AIM:
Only the lines from the start of the data below through the line that contains "(me1) at (880,205)" are to be copied, exactly and without pictures.

___ STORED ROWS

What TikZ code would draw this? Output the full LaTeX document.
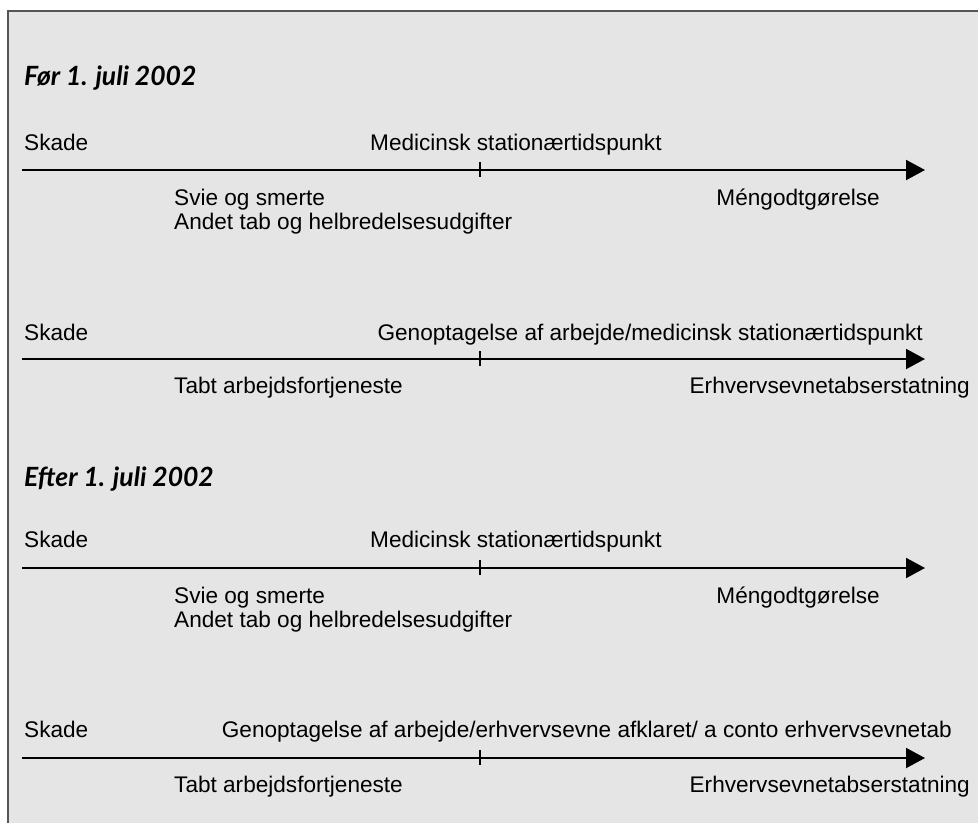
\documentclass[tikz,border=0pt]{standalone}
\usepackage{fontspec}
\setmainfont{Liberation Sans}
\newfontfamily\headfont{Lato}
\usetikzlibrary{arrows.meta}
\definecolor{bgc}{HTML}{E5E5E5}
\definecolor{bordc}{HTML}{555555}
\tikzset{
  lbl/.style={inner sep=0pt, anchor=base west, font=\fontsize{22.6}{26}\selectfont},
  lblr/.style={lbl, anchor=base east},
  head/.style={inner sep=0pt, anchor=base west, font=\headfont\bfseries\itshape\fontsize{26.5}{30}\selectfont},
  axis/.style={line width=2pt, -{Triangle[length=19pt,width=20pt]}},
  tickmark/.style={line width=2pt},
}
\begin{document}
\begin{tikzpicture}[x=1pt,y=-1pt]
\useasboundingbox (0,0) rectangle (978,823);
\fill[bgc] (8,11) rectangle (978,823);
\draw[bordc, line width=1.5pt] (8,823) -- (8,11) -- (978,11);

% headings
\node[head] (h1) at (24,85) {Før 1. juli 2002};
\node[head] (h2) at (24,486) {Efter 1. juli 2002};

% section 1
\coordinate (a1) at (22,170); \coordinate (b1) at (925,170); \coordinate (t1) at (480,170);
\draw[axis] (a1) -- (b1);
\draw[tickmark] ([yshift=8pt]t1) -- ([yshift=-7pt]t1);
\node[lbl] (s1) at (24,150) {Skade};
\node[lbl] (m1) at (370,150) {Medicinsk stationærtidspunkt};
\node[lbl] (sv1) at (174,205) {Svie og smerte};
\node[lbl] (an1) at (174,229) {Andet tab og helbredelsesudgifter};
\node[lblr] (me1) at (880,205) {Méngodtgørelse};

% section 2
\coordinate (a2) at (22,359); \coordinate (b2) at (925,359); \coordinate (t2) at (480,359);
\draw[axis] (a2) -- (b2);
\draw[tickmark] ([yshift=8pt]t2) -- ([yshift=-7pt]t2);
\node[lbl] (s2) at (24,340) {Skade};
\node[lblr] (g2) at (923,340) {Genoptagelse af arbejde/medicinsk stationærtidspunkt};
\node[lbl] (tb2) at (174,393) {Tabt arbejdsfortjeneste};
\node[lblr] (er2) at (970,393) {Erhvervsevnetabserstatning};

% section 3
\coordinate (a3) at (22,568); \coordinate (b3) at (925,568); \coordinate (t3) at (480,568);
\draw[axis] (a3) -- (b3);
\draw[tickmark] ([yshift=8pt]t3) -- ([yshift=-7pt]t3);
\node[lbl] (s3) at (24,547) {Skade};
\node[lbl] (m3) at (370,547) {Medicinsk stationærtidspunkt};
\node[lbl] (sv3) at (174,603) {Svie og smerte};
\node[lbl] (an3) at (174,627) {Andet tab og helbredelsesudgifter};
\node[lblr] (me3) at (880,603) {Méngodtgørelse};

% section 4
\coordinate (a4) at (22,758); \coordinate (b4) at (925,758); \coordinate (t4) at (480,758);
\draw[axis] (a4) -- (b4);
\draw[tickmark] ([yshift=8pt]t4) -- ([yshift=-7pt]t4);
\node[lbl] (s4) at (24,737) {Skade};
\node[lblr] (g4) at (952,737) {Genoptagelse af arbejde/erhvervsevne afklaret/ a conto erhvervsevnetab};
\node[lbl] (tb4) at (174,792) {Tabt arbejdsfortjeneste};
\node[lblr] (er4) at (970,792) {Erhvervsevnetabserstatning};
\end{tikzpicture}
\end{document}
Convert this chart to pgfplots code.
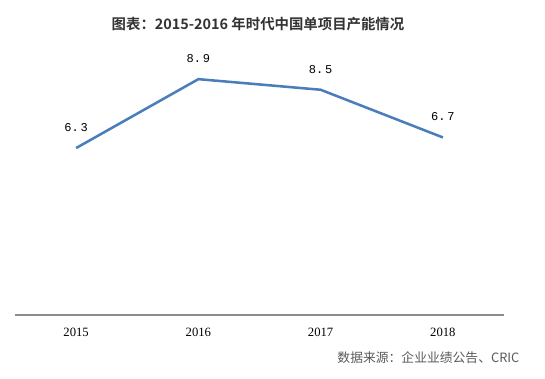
\documentclass[border=0pt]{standalone}
\usepackage{pgfplots}
\pgfplotsset{compat=1.18}
\usepackage{fontspec}
\setmainfont{Liberation Serif}
\newfontfamily\cjk{Noto Sans CJK SC}
\newfontfamily\cjkb{Noto Sans CJK SC Bold}
\newfontfamily\monof{Liberation Mono}
\definecolor{linec}{HTML}{4A7EBB}
\definecolor{axc}{HTML}{8C8C8C}
\definecolor{srcc}{HTML}{595959}
\begin{document}
\begin{tikzpicture}
\useasboundingbox (0,0) rectangle (408.75pt,283.5pt);
\begin{axis}[
  at={(11.25pt,47.25pt)}, anchor=south west,
  scale only axis,
  width=366.75pt, height=198.75pt,
  xmin=-0.5, xmax=3.5, ymin=0, ymax=10,
  axis x line*=bottom,
  hide y axis,
  x axis line style={draw=axc, line width=0.8pt, -},
  xtick={0,1,2,3},
  xticklabels={2015,2016,2017,2018},
  major tick length=0pt,
  xticklabel style={font=\fontsize{9.5}{11}\selectfont, text=black, yshift=-6pt},
  clip=false,
]
\addplot[color=linec, line width=1.9pt, mark=none,
  nodes near coords, point meta=explicit symbolic,
  every node near coord/.style={font=\monof\fontsize{9}{11}\selectfont, text=black, anchor=south, yshift=8pt}]
  coordinates {(0,6.3)[6.\,3] (1,8.9)[8.\,9] (2,8.5)[8.\,5] (3,6.7)[6.\,7]};
\end{axis}
\node[font=\cjkb\fontsize{10.8}{13}\selectfont, text=black!80] at (193.5pt,265.5pt) {图表：2015-2016 年时代中国单项目产能情况};
\node[font=\cjk\fontsize{9.6}{11}\selectfont, text=srcc, anchor=east] at (393pt,15pt) {数据来源：企业业绩公告、CRIC};
\end{tikzpicture}
\end{document}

______

RESULT FOR THIS EXERCISE:
What TikZ code would draw this? Output the full LaTeX document.
\documentclass[tikz,border=0pt]{standalone}
\usepackage{fontspec}
\setmainfont{Liberation Sans}
\newfontfamily\headfont{Lato}
\usetikzlibrary{arrows.meta}
\definecolor{bgc}{HTML}{E5E5E5}
\definecolor{bordc}{HTML}{555555}
\tikzset{
  lbl/.style={inner sep=0pt, anchor=base west, font=\fontsize{22.6}{26}\selectfont},
  lblr/.style={lbl, anchor=base east},
  head/.style={inner sep=0pt, anchor=base west, font=\headfont\bfseries\itshape\fontsize{26.5}{30}\selectfont},
  axis/.style={line width=2pt, -{Triangle[length=19pt,width=20pt]}},
  tickmark/.style={line width=2pt},
}
\begin{document}
\begin{tikzpicture}[x=1pt,y=-1pt]
\useasboundingbox (0,0) rectangle (978,823);
\fill[bgc] (8,11) rectangle (978,823);
\draw[bordc, line width=1.5pt] (8,823) -- (8,11) -- (978,11);

% headings
\node[head] (h1) at (24,85) {Før 1. juli 2002};
\node[head] (h2) at (24,486) {Efter 1. juli 2002};

% section 1
\coordinate (a1) at (22,170); \coordinate (b1) at (925,170); \coordinate (t1) at (480,170);
\draw[axis] (a1) -- (b1);
\draw[tickmark] ([yshift=8pt]t1) -- ([yshift=-7pt]t1);
\node[lbl] (s1) at (24,150) {Skade};
\node[lbl] (m1) at (370,150) {Medicinsk stationærtidspunkt};
\node[lbl] (sv1) at (174,205) {Svie og smerte};
\node[lbl] (an1) at (174,229) {Andet tab og helbredelsesudgifter};
\node[lblr] (me1) at (880,205) {Méngodtgørelse};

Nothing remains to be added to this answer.